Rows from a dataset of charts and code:

[Begin]

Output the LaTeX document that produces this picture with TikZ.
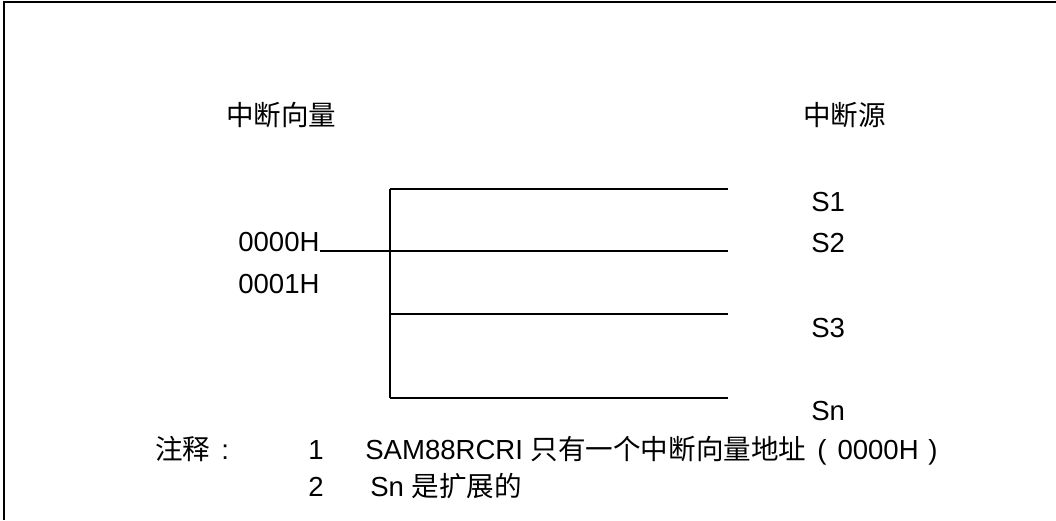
\documentclass[tikz,border=0pt]{standalone}
\usepackage{fontspec}
\setmainfont{Liberation Sans}
\newfontfamily\cjk{Noto Sans CJK SC}
\usepackage{tikz}

\tikzset{
    lbl/.style={inner sep=0pt, anchor=base west, font=\fontsize{19.6pt}{23pt}\selectfont},
    wire/.style={line width=1.1pt},
}

\begin{document}
\begin{tikzpicture}[x=0.025cm,y=-0.025cm]
        \useasboundingbox (0,0) rectangle (1056,520);
        \draw[line width=1.5pt] (4,520) -- (4,2) -- (1056,2);

        \node[lbl] (vec) at (226,125) {\cjk 中断向量};
        \node[lbl] (src) at (803,125) {\cjk 中断源};

        \node[lbl] (addr0) at (238,251) {0000H};
        \node[lbl] (addr1) at (238,293) {0001H};

        \foreach \y/\nm/\txt in {211/s1/S1,252/s2/S2,337/s3/S3,420/sn/Sn} {
            \node[lbl] (\nm) at (811,\y) {\txt};
        }

        \coordinate (bustop) at (390,189);
        \coordinate (busbot) at (390,398);
        \coordinate (busmid) at (390,314);
        \foreach \y/\nm in {189/e1,251/e2,314/e3,398/en} {
            \coordinate (\nm) at (728,\y);
        }
        \draw[wire] (bustop) -- (busbot);
        \draw[wire] (bustop) -- (e1);
        \draw[wire] (addr0.base east) -- (e2);
        \draw[wire] (busmid) -- (e3);
        \draw[wire] (busbot) -- (en);

        \node[lbl] (note) at (155,459) {{\cjk 注释}\hspace{0.4em}:};
        \node[lbl] (n1) at (308,459) {1};
        \node[lbl] (t1) at (365,459) {SAM88RCRI {\cjk 只有一个中断向量地址}\hspace{0.4em}(\hspace{0.4em}0000H\hspace{0.35em})};
        \node[lbl] (n2) at (308,496) {2};
        \node[lbl] (t2) at (370,496) {Sn {\cjk 是扩展的}};
    \end{tikzpicture}
\end{document}
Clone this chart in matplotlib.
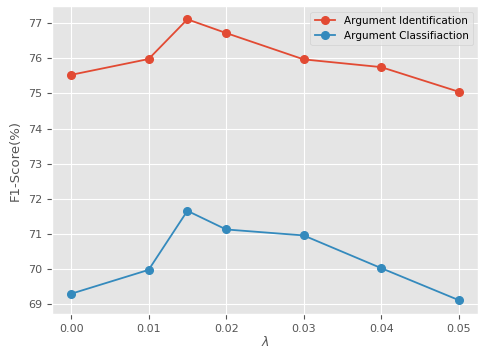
import matplotlib
matplotlib.use("Agg")
import matplotlib.pyplot as plt

plt.style.use("ggplot")

lambdas = [0.00, 0.01, 0.015, 0.02, 0.03, 0.04, 0.05]
ident = [75.53, 75.98, 77.11, 76.72, 75.97, 75.75, 75.05]
classif = [69.30, 69.98, 71.66, 71.13, 70.96, 70.03, 69.12]
xticks = [0.00, 0.01, 0.02, 0.03, 0.04, 0.05]
yticks = [69, 70, 71, 72, 73, 74, 75, 76, 77]

fig, ax = plt.subplots(figsize=(4.79, 3.51), dpi=100)
ax.plot(lambdas, ident, marker="o", markersize=5.5, linewidth=1.3,
        label="Argument Identification", color="#E24A33")
ax.plot(lambdas, classif, marker="o", markersize=5.5, linewidth=1.3,
        label="Argument Classifiaction", color="#348ABD")
ax.set_xticks(xticks)
ax.set_xticklabels([f"{v:.2f}" for v in xticks])
ax.set_yticks(yticks)
ax.set_ylim(68.72, 77.48)
ax.set_xlabel(r"$\lambda$", fontsize=9, labelpad=1)
ax.set_ylabel("F1-Score(%)", fontsize=9.5)
ax.tick_params(labelsize=8)
ax.legend(loc="upper right", fontsize=7.5)
fig.subplots_adjust(left=0.108, right=0.998, top=0.982, bottom=0.105)
fig.savefig("out.png")
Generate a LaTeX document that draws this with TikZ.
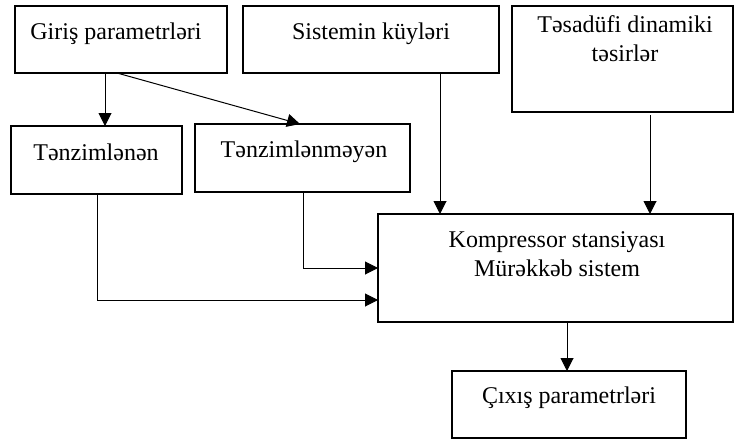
\documentclass[tikz,border=0pt]{standalone}
\usepackage{fontspec}
\setmainfont{Liberation Serif}
\usetikzlibrary{arrows.meta}
\begin{document}
\begin{tikzpicture}[x=1pt,y=-1pt,
  box/.style={draw, line width=1.5pt, inner sep=0pt, outer sep=0pt, anchor=north west},
  lbl/.style={font=\fontsize{24}{29}\selectfont, align=center, inner sep=0pt, anchor=base},
  arr/.style={-{Triangle[length=13pt,width=13pt]}, line width=1pt}]
\useasboundingbox (0,0) rectangle (735,441);
% boxes
\node[box, minimum width=212pt, minimum height=67pt] (gir) at (15,6) {};
\node[box, minimum width=256pt, minimum height=67pt] (sis) at (243,6) {};
\node[box, minimum width=221pt, minimum height=106pt] (tes) at (512,6) {};
\node[box, minimum width=171pt, minimum height=68pt] (tnz) at (11,126) {};
\node[box, minimum width=215pt, minimum height=68pt] (tnm) at (195,124) {};
\node[box, minimum width=355pt, minimum height=108pt] (kom) at (378,214) {};
\node[box, minimum width=234pt, minimum height=67pt] (cix) at (452,371) {};
% labels
\node[lbl] (girt) at (116,40) {Giriş parametrləri};
\node[lbl] (sist) at (371,40) {Sistemin küyləri};
\node[lbl] (test) at (625,62) {Təsadüfi dinamiki\\təsirlər};
\node[lbl] (tnzt) at (96,160) {Tənzimlənən};
\node[lbl] (tnmt) at (304,157) {Tənzimlənməyən};
\node[lbl] (komt) at (557,276) {Kompressor stansiyası\\Mürəkkəb sistem};
\node[lbl] (cixt) at (569,403) {Çıxış parametrləri};
% connectors
\draw[arr] (105,0 |- gir.south) -- (105,0 |- tnz.north);
\draw[arr] (117,0 |- gir.south) -- (300,0 |- tnm.north);
\draw[arr] (440,0 |- sis.south) -- (440,0 |- kom.north);
\coordinate (tesout) at (650,115);
\draw[arr] (tesout) -- (tesout |- kom.north);
\draw[arr] (303,0 |- tnm.south) |- (kom.west |- 0,268);
\draw[arr] (97,0 |- tnz.south) |- (kom.west |- 0,300);
\draw[arr] (567,0 |- kom.south) -- (567,0 |- cix.north);
\end{tikzpicture}
\end{document}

[End]

(Problem description) Return only the lines running from the top of the data to the line that holds "(busbot) -- (en);". Include both of those lines, but skip the pictures.

(Reply to the task)
Output the LaTeX document that produces this picture with TikZ.
\documentclass[tikz,border=0pt]{standalone}
\usepackage{fontspec}
\setmainfont{Liberation Sans}
\newfontfamily\cjk{Noto Sans CJK SC}
\usepackage{tikz}

\tikzset{
    lbl/.style={inner sep=0pt, anchor=base west, font=\fontsize{19.6pt}{23pt}\selectfont},
    wire/.style={line width=1.1pt},
}

\begin{document}
\begin{tikzpicture}[x=0.025cm,y=-0.025cm]
        \useasboundingbox (0,0) rectangle (1056,520);
        \draw[line width=1.5pt] (4,520) -- (4,2) -- (1056,2);

        \node[lbl] (vec) at (226,125) {\cjk 中断向量};
        \node[lbl] (src) at (803,125) {\cjk 中断源};

        \node[lbl] (addr0) at (238,251) {0000H};
        \node[lbl] (addr1) at (238,293) {0001H};

        \foreach \y/\nm/\txt in {211/s1/S1,252/s2/S2,337/s3/S3,420/sn/Sn} {
            \node[lbl] (\nm) at (811,\y) {\txt};
        }

        \coordinate (bustop) at (390,189);
        \coordinate (busbot) at (390,398);
        \coordinate (busmid) at (390,314);
        \foreach \y/\nm in {189/e1,251/e2,314/e3,398/en} {
            \coordinate (\nm) at (728,\y);
        }
        \draw[wire] (bustop) -- (busbot);
        \draw[wire] (bustop) -- (e1);
        \draw[wire] (addr0.base east) -- (e2);
        \draw[wire] (busmid) -- (e3);
        \draw[wire] (busbot) -- (en);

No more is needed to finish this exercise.